I might be the only one who finds this funny/sad.
I was trying to retrieve my mother’s email, but all the passwords she normally uses were not working. I click the Forgot Password? link and am faced with this question:
Where did you meet your spouse?
Let me tell you why this is sad: my parents split in 1972, divorced in 1981. It wasn’t amicable. Of all the optional security questions, my mother chose that one, a clear indication to me that she never got over the split. So sad to be carrying that your whole life.
Here’s why it’s funny: I had to call my dad when I ran out of feasible answers. The man has never owned a computer, nor has he ever sent an email and he can’t quite comprehend why I need this information. Still, he told me where they met (awww) and under what circumstances (a total ewww involving an accidentally exposed body part a la Janet Jackson at Superbowl 2004). I tried spelling variations, switching words, upper and lower case – all to no avail. And then I finally cracked her code.
One of my hidden talents is deciphering what no one else can. I once held a hand written letter from my great-grandfather in my hands that no one else could read. I was able to make sense of about half of the scraggly words, but the letter was written in Yiddish and I wasn’t completely fluent. That letter contained his instructions for his funeral.
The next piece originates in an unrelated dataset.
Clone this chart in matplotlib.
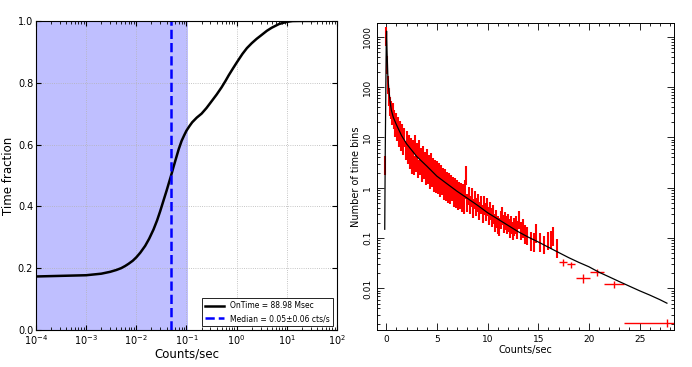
import numpy as np
import matplotlib
matplotlib.use("Agg")
import matplotlib.pyplot as plt
from matplotlib.ticker import FixedLocator, NullFormatter, LogLocator, MultipleLocator

# cumulative time fraction vs count rate (left panel)
cdf_rate = [1e-4, 1e-3, 2e-3, 3e-3, 4e-3, 5e-3, 6e-3, 7e-3, 8.5e-3, 1e-2, 1.2e-2, 1.5e-2,
            1.8e-2, 2.2e-2, 2.6e-2, 3e-2, 3.5e-2, 4e-2, 4.5e-2, 5e-2, 5.5e-2, 6e-2, 7e-2,
            8e-2, 9e-2, 0.1, 0.115, 0.13, 0.16, 0.2, 0.25, 0.3, 0.4, 0.5, 0.6, 0.7, 0.85,
            1.0, 1.3, 1.6, 2, 2.5, 3, 4, 5, 7, 10, 13, 20, 35]
cdf_frac = [0.173, 0.177, 0.182, 0.188, 0.194, 0.200, 0.207, 0.214, 0.224, 0.235, 0.25, 0.272,
            0.295, 0.325, 0.355, 0.385, 0.42, 0.45, 0.478, 0.503, 0.527, 0.548, 0.585,
            0.612, 0.63, 0.645, 0.66, 0.672, 0.687, 0.70, 0.718, 0.735, 0.762, 0.785, 0.806,
            0.825, 0.847, 0.865, 0.893, 0.912, 0.928, 0.942, 0.952, 0.968, 0.978, 0.99,
            0.997, 0.9995, 1.0, 1.0]
median_rate = 0.05
shade_max = 0.105
ontime_label = "OnTime = 88.98 Msec"
median_label = "Median = 0.05\u00b10.06 cts/s"

# histogram of rates (right panel)
hist_x = [-0.1, 0.0, 0.1, 0.2,
          0.3, 0.4, 0.5, 0.6, 0.7, 0.8, 0.9, 1.0, 1.1, 1.2, 1.3, 1.4, 1.5, 1.6, 1.7, 1.8,
          1.9, 2.0, 2.1, 2.2, 2.3, 2.4, 2.5, 2.6, 2.7, 2.8, 2.9, 3.0, 3.1, 3.2, 3.3, 3.4,
          3.5, 3.6, 3.7, 3.8, 3.9, 4.0, 4.1, 4.2, 4.3, 4.4, 4.5, 4.6, 4.7, 4.8, 4.9, 5.0,
          5.1, 5.2, 5.3, 5.4, 5.5, 5.6, 5.7, 5.8, 5.9, 6.0, 6.1, 6.2, 6.3, 6.4, 6.5, 6.6,
          6.7, 6.8, 6.9, 7.0, 7.1, 7.2, 7.3, 7.4, 7.5, 7.6, 7.7, 7.8, 7.9, 8.0,
          8.15, 8.3, 8.45, 8.6, 8.75, 8.9, 9.05, 9.2, 9.35, 9.5, 9.65, 9.8, 9.95, 10.1,
          10.25, 10.4, 10.55, 10.7, 10.85, 11.0, 11.15, 11.3, 11.45, 11.6, 11.75, 11.9,
          12.05, 12.2, 12.35, 12.5, 12.65, 12.8, 12.95, 13.1, 13.3, 13.5, 13.7, 13.9,
          14.3, 14.6, 14.8, 15.2, 15.6, 16.0, 16.3, 16.5, 16.9]
hist_y = [3.0, 1100, 300, 120,
          70, 45, 38, 30, 34, 25, 17, 22, 14, 18, 11, 15, 9, 13, 7.5, 11,
          6, 9.5, 5, 8, 4, 7, 3.2, 6.5, 3, 8, 3.5, 5.5, 2.6, 6.5, 3, 4.5,
          2.2, 4.8, 2.5, 3.6, 1.9, 4.2, 2.0, 3.2, 1.6, 3.5, 1.7, 2.8, 1.4, 2.6, 1.3, 2.4,
          1.25, 2.2, 1.1, 2.0, 1.2, 1.8, 0.95, 1.7, 0.9, 1.5, 0.85, 1.4, 0.8, 1.3, 0.9, 1.15,
          0.7, 1.1, 0.65, 1.0, 0.6, 0.95, 0.62, 0.9, 0.55, 0.85, 0.5, 1.0, 1.9, 0.55,
          0.75, 0.5, 0.7, 0.42, 0.62, 0.45, 0.55, 0.38, 0.5, 0.33, 0.48, 0.36, 0.45, 0.3,
          0.38, 0.28, 0.32, 0.22, 0.26, 0.2, 0.18, 0.25, 0.3, 0.21, 0.24, 0.2,
          0.22, 0.17, 0.2, 0.15, 0.18, 0.2, 0.16, 0.25, 0.15, 0.17, 0.13, 0.12,
          0.093, 0.09, 0.136, 0.09, 0.08, 0.095, 0.1, 0.117, 0.068]
hist_relerr = 0.4
hist_halfwidth = 0.06

# wide bins in the tail
tail_x = [17.4, 18.2, 19.4, 20.8, 22.5, 27.7]
tail_y = [0.033, 0.030, 0.016, 0.021, 0.012, 0.0021]
tail_xerr = [0.4, 0.4, 0.7, 0.7, 1.0, 4.2]
tail_yerr = [0.005, 0.004, 0.003, 0.003, 0.002, 0.0004]

# model curve
model_x = [-0.15, -0.1, 0.0, 0.03, 0.08, 0.15, 0.25, 0.4, 0.5, 0.7, 1.0, 1.5, 2.0, 3.0,
           4.0, 5.0, 6.0, 7.0, 8.0, 9.0, 10, 11, 12, 13, 14, 15, 16, 17, 18, 19, 20, 21,
           22, 23, 24, 25, 26, 27, 27.7]
model_y = [0.15, 5, 800, 1300, 500, 180, 90, 48, 35, 25, 18, 11, 7.5, 4.2,
           2.7, 1.7, 1.2, 0.85, 0.62, 0.45, 0.32, 0.24, 0.18, 0.135, 0.105, 0.084, 0.066,
           0.052, 0.041, 0.033, 0.027, 0.021, 0.017, 0.0137, 0.0111, 0.0090, 0.0074,
           0.0060, 0.0051]

fig = plt.figure(figsize=(6.92, 3.67), dpi=100)

# ---- left panel
ax1 = fig.add_axes([0.052, 0.101, 0.435, 0.842])
ax1.axvspan(1e-4, shade_max, color="b", alpha=0.25, lw=0)
ax1.plot(cdf_rate, cdf_frac, color="k", lw=1.8, label=ontime_label)
ax1.axvline(median_rate, color="b", ls="--", lw=1.8, label=median_label)
ax1.set_xscale("log")
ax1.set_xlim(1e-4, 1e2)
ax1.set_ylim(0, 1)
ax1.grid(True, ls=":", color="0.7", lw=0.6)
ax1.tick_params(direction="in", which="both", labelsize=7, top=True, right=True, pad=2)
ax1.xaxis.set_major_locator(LogLocator(base=10, numticks=10))
ax1.xaxis.set_minor_locator(LogLocator(base=10, subs=np.arange(2, 10), numticks=20))
ax1.xaxis.set_minor_formatter(NullFormatter())
ax1.set_yticks([0, 0.2, 0.4, 0.6, 0.8, 1.0])
ax1.set_xlabel("Counts/sec", fontsize=8.5, labelpad=1)
ax1.set_ylabel("Time fraction", fontsize=8.5, labelpad=2)
leg = ax1.legend(loc="lower right", fontsize=5.5, fancybox=False, framealpha=1,
                 edgecolor="k", handlelength=2.5)
leg.get_frame().set_linewidth(0.6)

# ---- right panel
ax2 = fig.add_axes([0.545, 0.101, 0.429, 0.836])
hx = np.array(hist_x)
hy = np.array(hist_y)
ax2.errorbar(hx, hy, xerr=hist_halfwidth, yerr=hist_relerr * hy, fmt="none",
             ecolor="red", elinewidth=1.5, capsize=0)
ax2.errorbar(tail_x, tail_y, xerr=tail_xerr, yerr=tail_yerr, fmt="none",
             ecolor="red", elinewidth=1.0, capsize=0)
ax2.plot(model_x, model_y, color="k", lw=0.9)
ax2.set_yscale("log")
ax2.set_xlim(-0.9, 28.4)
ax2.set_ylim(0.0015, 1870)
ax2.xaxis.set_major_locator(MultipleLocator(5))
ax2.xaxis.set_minor_locator(MultipleLocator(1))
ax2.yaxis.set_major_locator(FixedLocator([0.01, 0.1, 1, 10, 100, 1000]))
ax2.set_yticklabels(["0.01", "0.1", "1", "10", "100", "1000"], rotation=90, va="center")
ax2.yaxis.set_minor_locator(LogLocator(base=10, subs=np.arange(2, 10), numticks=20))
ax2.yaxis.set_minor_formatter(NullFormatter())
ax2.tick_params(direction="in", which="both", top=True, right=True, labelsize=6.5,
                width=0.6)
ax2.tick_params(which="major", length=5)
ax2.tick_params(which="minor", length=2.5)
for s in ax2.spines.values():
    s.set_linewidth(0.7)
ax2.set_xlabel("Counts/sec", fontsize=7, labelpad=1)
ax2.set_ylabel("Number of time bins", fontsize=7, labelpad=2)

fig.savefig("out.png", dpi=100)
And just last night, I got home to an agitated 15 year old. He had accidentally scratched off the last two digits on a gift card and had spent more than an hour and a half trying to figure it out. By the time I got to him, he was slamming his door in frustration.
“Let me see,” I said softly, holding my hand out for the card.
“Forget it,” he shrugged. “The money is lost.”
“Maybe,” I acknowledged. “You’ve got nothing to lose.”
I walked over to his desk, turned on his lamp so my 50-year-old eyes could see better and said, “Try…8M.”
“What the…?” he stuttered, watching his gaming account fill with money again.
I smiled and walked away.
He followed me. “Wait…how…That doesn’t even look like an M. How did you do that?”
I shrugged.
“That’s my superpower.”
Mom cred uplevelled.
So tell me, what’s your hidden superpower?